WRITTEN PROBLEM
Repeat, exactly and only, the lines from the beginning of the data through the line with "12.6, 12.6]". Pictures are left out.

################

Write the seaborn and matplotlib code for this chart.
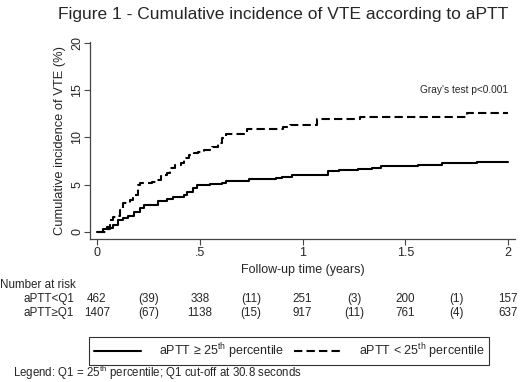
import numpy as np
import pandas as pd
import seaborn as sns
import matplotlib.pyplot as plt
import matplotlib.transforms as mtransforms
from matplotlib.lines import Line2D

# cumulative incidence step points (years, %)
low_time = [0, 0.047, 0.063, 0.078, 0.096, 0.112, 0.127, 0.16, 0.175, 0.20, 0.21,
            0.27, 0.29, 0.31, 0.34, 0.355, 0.38, 0.41, 0.425, 0.45, 0.47, 0.49,
            0.52, 0.56, 0.59, 0.61, 0.63, 0.73, 0.88, 0.905, 0.94, 1.07, 1.28,
            1.80, 2.0]
low_inc = [0, 0.47, 1.2, 1.6, 1.7, 2.3, 3.0, 3.4, 3.9, 4.9, 5.2,
           5.3, 5.5, 6.0, 6.2, 6.7, 7.1, 7.3, 7.8, 8.1, 8.3, 8.5,
           8.7, 9.0, 9.4, 9.9, 10.4, 10.9, 10.9, 11.1, 11.3, 11.9, 12.2,
           12.6, 12.6]

high_time = [0, 0.03, 0.063, 0.078, 0.1, 0.127, 0.15, 0.18, 0.21, 0.23, 0.297,
             0.34, 0.37, 0.425, 0.44, 0.465, 0.485, 0.55, 0.61, 0.63, 0.74,
             0.87, 0.9, 0.95, 1.125, 1.18, 1.27, 1.34, 1.38, 1.56, 1.68, 1.85, 2.0]
high_inc = [0, 0.25, 0.36, 0.7, 1.2, 1.45, 1.7, 2.1, 2.5, 2.8, 3.3,
            3.5, 3.7, 3.9, 4.25, 4.6, 4.95, 5.05, 5.2, 5.4, 5.6,
            5.7, 5.85, 6.0, 6.4, 6.55, 6.65, 6.7, 7.0, 7.1, 7.25, 7.4, 7.4]

risk_times = [0, 0.25, 0.5, 0.75, 1, 1.25, 1.5, 1.75, 2]
risk_low = ['462', '(39)', '338', '(11)', '251', '(3)', '200', '(1)', '157']
risk_high = ['1407', '(67)', '1138', '(15)', '917', '(11)', '761', '(4)', '637']

df = pd.concat([
    pd.DataFrame({'time': high_time, 'inc': high_inc, 'group': 'high'}),
    pd.DataFrame({'time': low_time, 'inc': low_inc, 'group': 'low'}),
])

sns.set_theme(style='white')
plt.rcParams['font.family'] = ['Liberation Sans', 'DejaVu Sans']
plt.rcParams['mathtext.fontset'] = 'custom'
plt.rcParams['mathtext.rm'] = 'Liberation Sans'

fig = plt.figure(figsize=(5.2, 3.82), dpi=100)
ax = fig.add_axes([90 / 520, 1 - 239 / 382, 425 / 520, (239 - 41.7) / 382])

sns.lineplot(data=df, x='time', y='inc', hue='group', style='group',
             palette={'high': 'black', 'low': 'black'},
             dashes={'high': '', 'low': (4, 2)},
             estimator=None, sort=False, drawstyle='steps-post',
             linewidth=1.5, legend=False, ax=ax)

ax.set_xlim(-0.034, 2.034)
ax.set_ylim(-0.78, 20.15)
ax.set_xticks([0, 0.5, 1, 1.5, 2])
ax.set_xticklabels(['0', '.5', '1', '1.5', '2'], fontsize=9)
ax.set_yticks([0, 5, 10, 15, 20])
ax.set_yticklabels(['0', '5', '10', '15', '20'], fontsize=9, rotation=90, va='center')
ax.tick_params(axis='both', direction='out', length=4, width=0.8, color='#444444',
               bottom=True, left=True, pad=2)
ax.tick_params(axis='y', pad=1)
for s in ['top', 'right']:
    ax.spines[s].set_visible(False)
for s in ['left', 'bottom']:
    ax.spines[s].set_color('#444444')
    ax.spines[s].set_linewidth(0.9)

ax.set_xlabel('Follow-up time (years)', fontsize=9, labelpad=3)
ax.set_ylabel('Cumulative incidence of VTE (%)', fontsize=9.3, labelpad=4)
ax.text(2.0, 15, "Gray's test p<0.001", fontsize=7.3, ha='right', va='center')

fig.text(283 / 520, 1 - 15 / 382, 'Figure 1 - Cumulative incidence of VTE according to aPTT',
         fontsize=12.5, ha='center', va='center')

# number at risk table
tr = mtransforms.blended_transform_factory(ax.transData, fig.transFigure)
fig.text(0, 1 - 285 / 382, 'Number at risk', fontsize=8.4, va='center')
fig.text(23 / 520, 1 - 299 / 382, 'aPTT<Q1', fontsize=8.4, va='center')
fig.text(23 / 520, 1 - 313 / 382, 'aPTT\u2265Q1', fontsize=8.4, va='center')
for t, a, b in zip(risk_times, risk_low, risk_high):
    ax.text(t, 1 - 299 / 382, a, transform=tr, fontsize=8.4, ha='center', va='center')
    ax.text(t, 1 - 313 / 382, b, transform=tr, fontsize=8.4, ha='center', va='center')

handles = [Line2D([], [], color='black', lw=1.5),
           Line2D([], [], color='black', lw=1.5, dashes=(4, 2))]
labels = ['aPTT \u2265 25$^{\\rm th}$ percentile', 'aPTT < 25$^{\\rm th}$ percentile']
leg = fig.legend(handles, labels, loc='center', bbox_to_anchor=(289 / 520, 1 - 351 / 382),
                 ncol=2, fontsize=9, frameon=True, fancybox=False, handlelength=3.8,
                 columnspacing=0.8, borderpad=0.35, handletextpad=1.4, borderaxespad=0)
leg.get_frame().set_edgecolor('black')
leg.get_frame().set_linewidth(0.8)

fig.text(13 / 520, 1 - 373 / 382,
         'Legend: Q1 = 25$^{\\rm th}$ percentile; Q1 cut-off at 30.8 seconds',
         fontsize=8.3, va='center')

fig.savefig('out.png', dpi=100)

################

CORRECT OUTPUT
Write the seaborn and matplotlib code for this chart.
import numpy as np
import pandas as pd
import seaborn as sns
import matplotlib.pyplot as plt
import matplotlib.transforms as mtransforms
from matplotlib.lines import Line2D

# cumulative incidence step points (years, %)
low_time = [0, 0.047, 0.063, 0.078, 0.096, 0.112, 0.127, 0.16, 0.175, 0.20, 0.21,
            0.27, 0.29, 0.31, 0.34, 0.355, 0.38, 0.41, 0.425, 0.45, 0.47, 0.49,
            0.52, 0.56, 0.59, 0.61, 0.63, 0.73, 0.88, 0.905, 0.94, 1.07, 1.28,
            1.80, 2.0]
low_inc = [0, 0.47, 1.2, 1.6, 1.7, 2.3, 3.0, 3.4, 3.9, 4.9, 5.2,
           5.3, 5.5, 6.0, 6.2, 6.7, 7.1, 7.3, 7.8, 8.1, 8.3, 8.5,
           8.7, 9.0, 9.4, 9.9, 10.4, 10.9, 10.9, 11.1, 11.3, 11.9, 12.2,
           12.6, 12.6]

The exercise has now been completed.